Improved Perennial Grass – Wheat / Sudan System (IPG-W/S).

One-half of the land used in this system was in weeping lovegrass and the remaining half was planted to double crop wheat/sudan as described in the NR-W/S system (Table 5). Other improved perennial grasses could be substituted for lovegrass. The average yearlong stocking rate per steer was 1.0 acres of lovegrass plus 1.0 acres of wheat/sudan. Again, the animals grazed improved grass from late October until March 15. From mid March to early June the cattle were on graze-out winter wheat or rye. The grass was grazed throughout the summer when it was at its optimum forage quality and growth. From early August until the selling date in October the cattle grazed the summer forage. When there was more improved grass than needed for grazing, hay was made and stored for use during forage deficient times.

The IPG-W/S system increased carrying capacity and beef gains per acre markedly compared to the native range system.
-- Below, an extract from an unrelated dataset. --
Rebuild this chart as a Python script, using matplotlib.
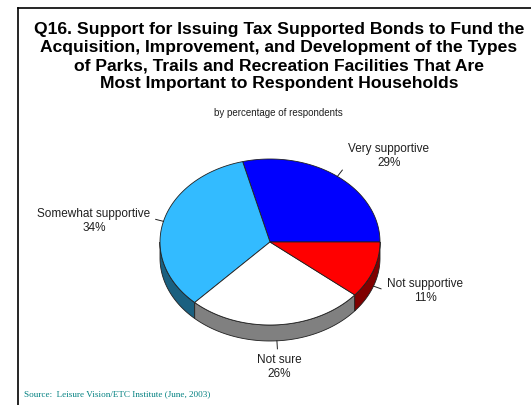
import numpy as np
import matplotlib
matplotlib.use('Agg')
import matplotlib.pyplot as plt
from matplotlib.patches import Polygon
from matplotlib.lines import Line2D

# survey answers, drawn counter-clockwise starting at 3 o'clock
categories = ['Very supportive', 'Somewhat supportive', 'Not sure', 'Not supportive']
percents = [29, 34, 26, 11]

title = ('Q16. Support for Issuing Tax Supported Bonds to Fund the\n'
         'Acquisition, Improvement, and Development of the Types\n'
         'of Parks, Trails and Recreation Facilities That Are\n'
         'Most Important to Respondent Households')
subtitle = 'by percentage of respondents'
source = 'Source:  Leisure Vision/ETC Institute (June, 2003)'

# colours of the top faces and of the rim
top_colors = ['#0000FF', '#33BBFF', '#FFFFFF', '#FF0000']
side_colors = ['#000080', '#1A6080', '#808080', '#800000']

# pie geometry in pixels (y grows downward)
cx, cy = 270, 243
rx, ry = 110, 83
depth = 16

# where each label sits (text centre)
label_pos = [(389, 156), (94, 221), (279, 367), (425, 291)]

W, H = 531, 406
fig = plt.figure(figsize=(W / 100, H / 100), dpi=100)
ax = fig.add_axes([0, 0, 1, 1])
ax.set_xlim(0, W)
ax.set_ylim(H, 0)
ax.axis('off')


def rim(t):
    t = np.radians(t)
    return cx + rx * np.cos(t), cy - ry * np.sin(t)


total = float(sum(percents))
bounds = np.concatenate([[0], np.cumsum(percents) / total * 360])

# rim (only the front half, 180..360 deg, can be seen)
for i in range(len(percents)):
    lo = max(bounds[i], 180)
    hi = min(bounds[i + 1], 360)
    if hi <= lo:
        continue
    th = np.linspace(lo, hi, 80)
    xs, ys = rim(th)
    pts = list(zip(xs, ys)) + list(zip(xs[::-1], ys[::-1] + depth))
    ax.add_patch(Polygon(pts, closed=True, facecolor=side_colors[i],
                         edgecolor='#202020', linewidth=0.6))

# top faces
for i in range(len(percents)):
    th = np.linspace(bounds[i], bounds[i + 1], 120)
    xs, ys = rim(th)
    pts = [(cx, cy)] + list(zip(xs, ys))
    ax.add_patch(Polygon(pts, closed=True, facecolor=top_colors[i],
                         edgecolor='#202020', linewidth=0.6))

# labels with short leader lines
for i, name in enumerate(categories):
    mid = (bounds[i] + bounds[i + 1]) / 2
    x0, y0 = rim(mid)
    if np.sin(np.radians(mid)) < 0:
        y0 += depth
    ux, uy = np.cos(np.radians(mid)), -np.sin(np.radians(mid))
    ax.add_line(Line2D([x0, x0 + 8 * ux], [y0, y0 + 8 * uy],
                       color='#202020', linewidth=0.7))
    lx, ly = label_pos[i]
    ax.text(lx, ly, '%s\n%d%%' % (name, percents[i]), ha='center', va='center',
            fontsize=8.5, family='Liberation Sans', color='#202020',
            linespacing=1.15)

ax.text(279, 22, title, ha='center', va='top', fontsize=12.6, fontweight='bold',
        family='Liberation Sans', linespacing=1.26)
ax.text(278, 113, subtitle, ha='center', va='center', fontsize=7,
        family='Liberation Sans', color='#202020')
ax.text(24, 394, source, ha='left', va='center', fontsize=6.6,
        family='Liberation Serif', color='#008080')

# frame on the left and top
ax.add_line(Line2D([18, 18], [9, H], color='black', linewidth=1.2))
ax.add_line(Line2D([18, W], [9, 9], color='black', linewidth=1.2))

fig.savefig('out.png', dpi=100)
Gain per steer on the complementary system were 15 lb greater in the winter, 33 lb less in the summer and 20 lb less overall than steers on the NR system. This complementary system, however, produced four-fold more beef per acre than the NR system since only 2.0 acres of land were required per yearling animal compared to 8.8 acres per steer on the NR system. Additional management, labor and machinery were required.
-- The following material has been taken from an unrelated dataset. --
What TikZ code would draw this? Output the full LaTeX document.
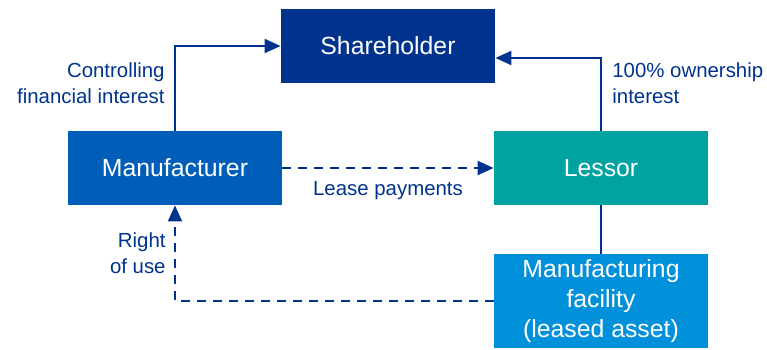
\documentclass[tikz,border=0pt]{standalone}
\usepackage{fontspec}
\setmainfont{Liberation Sans}
\usetikzlibrary{arrows.meta}
\definecolor{navy}{HTML}{00338D}
\definecolor{midblue}{HTML}{005EB8}
\definecolor{lightblue}{HTML}{0091DA}
\definecolor{teal}{HTML}{00A3A1}

\begin{document}
\begin{tikzpicture}[x=0.5pt,y=-0.5pt,
    every node/.style={inner sep=0pt,align=center},
    box/.style={minimum width=107pt,minimum height=37pt,text=white,font=\fontsize{12.4}{15}\selectfont},
    lbl/.style={text=navy,font=\fontsize{10.2}{13}\selectfont},
    conn/.style={navy,line width=1pt},
    arr/.style={conn,-{Triangle[length=8pt,width=7pt]}},
    dashline/.style={dash pattern=on 4.5pt off 3.5pt}]
    \useasboundingbox (0,0) rectangle (767,349);
    \node (share) [box, fill=navy] at (388,46) {Shareholder};
    \node (mfr) [box, fill=midblue] at (175,168) {Manufacturer};
    \node (lessor) [box, fill=teal] at (601,168) {Lessor};
    \node (facility) [box, fill=lightblue, minimum height=47pt] at (601,301) {Manufacturing\\facility\\(leased asset)};
    \node (ctrl) [lbl, anchor=east, align=right] at (165,83) {Controlling\\financial interest};
    \node (own) [lbl, anchor=west, align=left] at (612,83) {100\% ownership\\interest};
    \node (lease) [lbl] at (388,191) {Lease payments};
    \node (use) [lbl, anchor=east, align=right] at (166,253) {Right\\of use};
    \draw[arr] (mfr.north) |- (share.west);
    \draw[arr] (lessor.north) |- ([yshift=-6pt]share.east);
    \draw[arr,dashline] (mfr.east) -- (lessor.west);
    \draw[conn] (lessor.south) -- (facility.north);
    \draw[arr,dashline] (facility.west) -| (mfr.south);
\end{tikzpicture}
\end{document}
Wheat / Sudan System (W/S).

The W/S system was the most intensive forage beef production system evaluated in this series of investigations. In this case, the animals were stocked at 1.0 acre of land that was used for double cropping of winter wheat or rye and a summer forage such as sudan, pearl millet, or hybrid forage sorghums. The annual pastures were subdivided into 6 divisions and the animals rotated through these divisions on an as needed basis. Whenever forage was in excess of what was needed for the current grazing, hay was made of either the wheat or the summer forage and stockpiled for feeding under drylot conditions when the animals were not on pasture or when they were grazing low quality aftermath and needed supplemental forages.